以李邦彥張邦昌二相為首的大臣們會商的結果是銀子要讓女真人打五折,送親王割地的條件完全答應。

對這個商議結果李綱表示反對,太原,河間,中山是邊部要塞屏障,女真人此次奔襲,都未能攻克這三座堅壁,怎麼可以主動割讓給金國,何況一下要這麼多銀子,不是要了端了帝國的老底,至於送親王宰相為質,那太傷帝國的麵子了。

他與李張二大執宰發生了激烈的爭吵,但朝堂上的文人們大多用沉默來表示他們對後者的支持。

李綱無能為力了,他發現了自己的勢單力孤,從帝國的一個中層幹部躋身為拯救帝國的靈魂人物,他的資曆還太淺,威望還不夠高,他無法撼動奸滑而膽怯的執宰們。

他提出辭官,趙桓當然不同意,說李愛卿你還得給我守好城,和談的事他們幾個執宰作主就行。

議和之事已不可阻擋,親王作質方麵,康王趙構(後來的宋高宗)危難之際主動請纓,去金營作質,宰相則派出了少宰張邦昌。而東京城內則是執宰們搜刮城內的一切財富,以滿足女真人寵大的胃口。

但李綱最後還是扣押了割讓三鎮的詔書,在他看來,這是帝國的命根。
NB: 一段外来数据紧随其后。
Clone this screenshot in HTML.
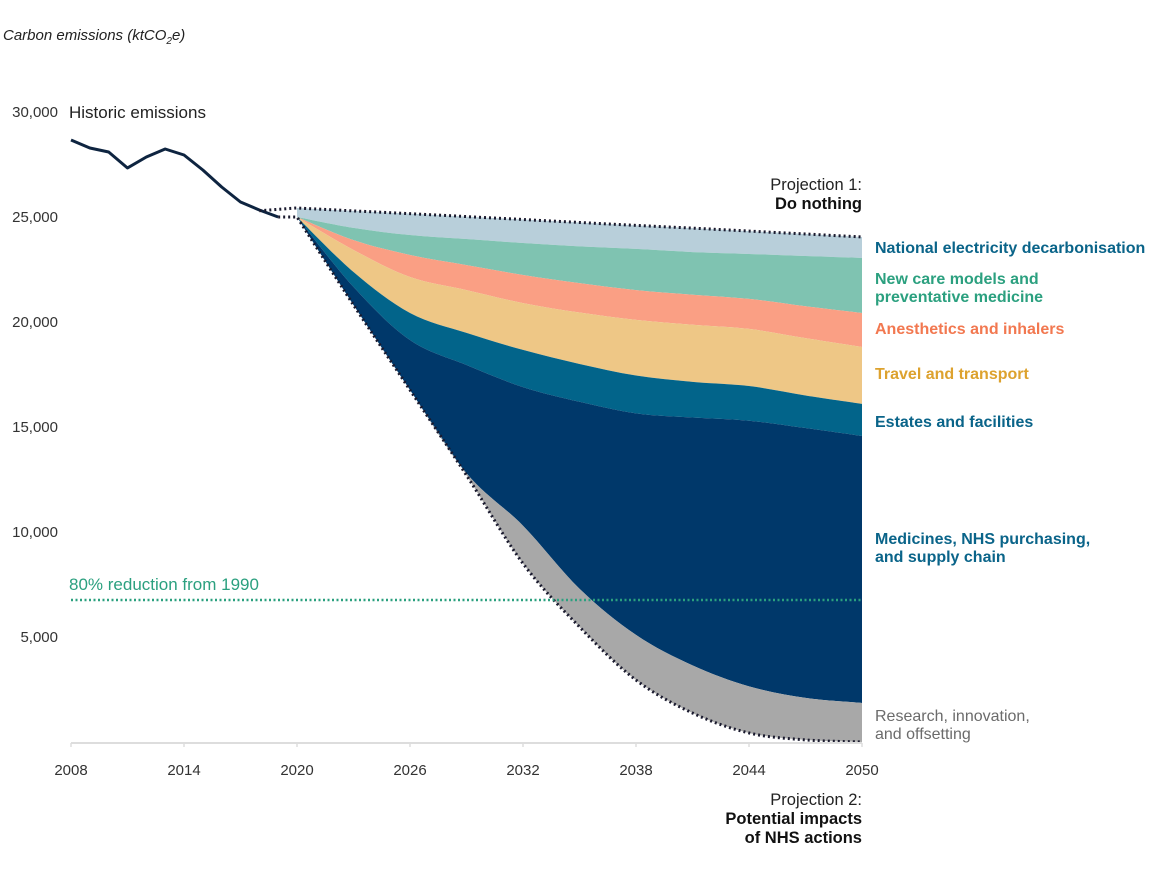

是絕不能割讓的。

當時的情況,用金錢來拖住貪婪的女真人,不失為一個好辦法。

正月十四日,李綱最期待的種師道終於帶領著他的部隊來到了開封。

4

世事塞翁失馬,焉知非福,第一次伐遼的失敗,童貫把種師道當成了替罪頭,老種經略被免職,提前退休。